Good morning. My name is Ricardo Richardson. I am speaking to you today as a FUREE member, as a young Black male, as a college student, and as someone who has lived in Brooklyn my whole life. I am also speaking on behalf of all of my ancestors.

 

When I am done talking I want you to remember three reasons why I think this development of condominiums at Albee Square are wrong. Those three things are that it does not benefit the existing community that it displaces people, and that is will destroy the culture already here.

 

What will happen to the small mom and pop shops? They can’t compete with that the condominiums will bring. The developers building these condos have a set price in mind, so they are bringing in people with salaries that we don’t have in our community. Places like grocery stores will raise prices. Certain businesses will raise prices to capitalize on the bigger income that will come into the community because of who will live in the condos. There’s a store that has been in my neighborhood for years and I never saw them remodel a thing.
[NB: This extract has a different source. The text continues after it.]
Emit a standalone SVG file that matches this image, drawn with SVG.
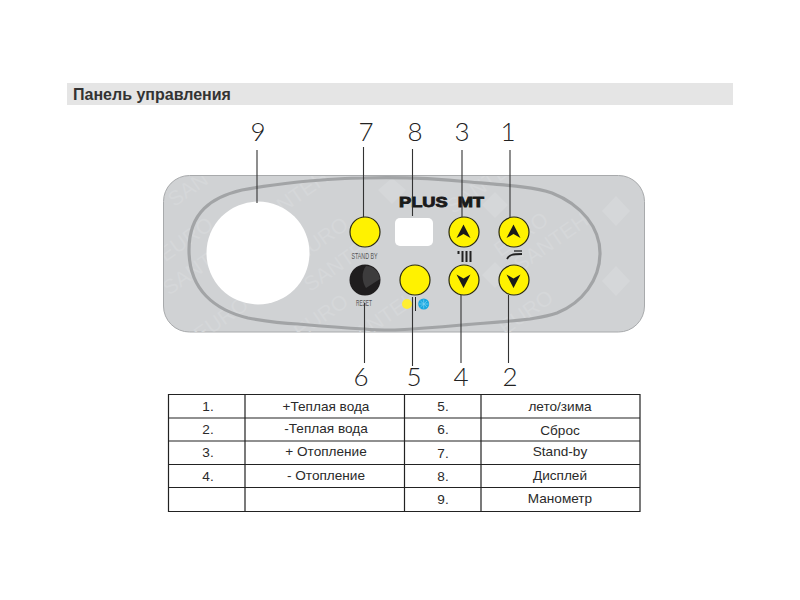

All of a sudden white people moved into the neighborhood and the store started to make all these repairs. What would benefit the community is a developer who is working with the community and not against it. If you don’t know what affordable housing is, then go to the existing community and find out what the average income is for that community. That would benefit us.

 

I already explained how mom and pop shops would be displaced by this development in Albee Square. What does this mean to the community? By displacing mom and pop shops we are talking away part time jobs from students like me who live and work here. By taking away part time jobs we are encouraging criminal activity.

 

There’s a healthfood store I go to in Downtown Brooklyn. All these new stores that would come in. How can smaller stores compete with that? These new stores would disrupt our routine, our way of life. There’s a karate school in Albee Square and a doctor’s office. Our people use those services. It’s true, Albee Square isn’t what it used to be. Everyday another business is being closed, so I can’t honestly tell you what’s in there. This is because developers are pressuring people to sell and leave so they can build this condo. That is wrong. We are tearing apart a community and the different relationships people have with the businesses in the community. You think Target or K-Mart would know the names of the people who buy their hygiene products or any other product? No. But the mom and pop shops know their customers.

 

Tearing Albee down and putting up condos would destroy the culture of the community. Albee Square is a successful source of annual income. Straight up and down, if you build this condo I won’t see many Black people in the area. My music, my arts would be gone. There wouldn’t be any stores that sell conscious books about Africa anymore. I wouldn’t see posters of Bob Marley or videos of Richard Pryor. I’d see posters of Tom Jones and Levi’s jeans. This community will be Europeanized. I won’t see Black businesses that inspire young Black entrepreneurs. These things will be extinct because of gentrification, displacement, and because people are money hungry. It’s like Columbus and the Native Americans. We are taught that Columbus came here with an open mind but we know that’s not how things worked out. His entire relationship with the Native Americans and the decisions he made were all based on the idea that he was better. It was like “Your religion is different from mine so you are demonic and barbaric. I’m gonna show you how to live right.” That’s what we have now in Brooklyn with the developers. We have people coming in from the outside telling us how to live and what we want to live. But they don’t actually care about us. This condominium at Albee Square is not for us. It’s for them. It’s for them but it’s where we live so it should be for us.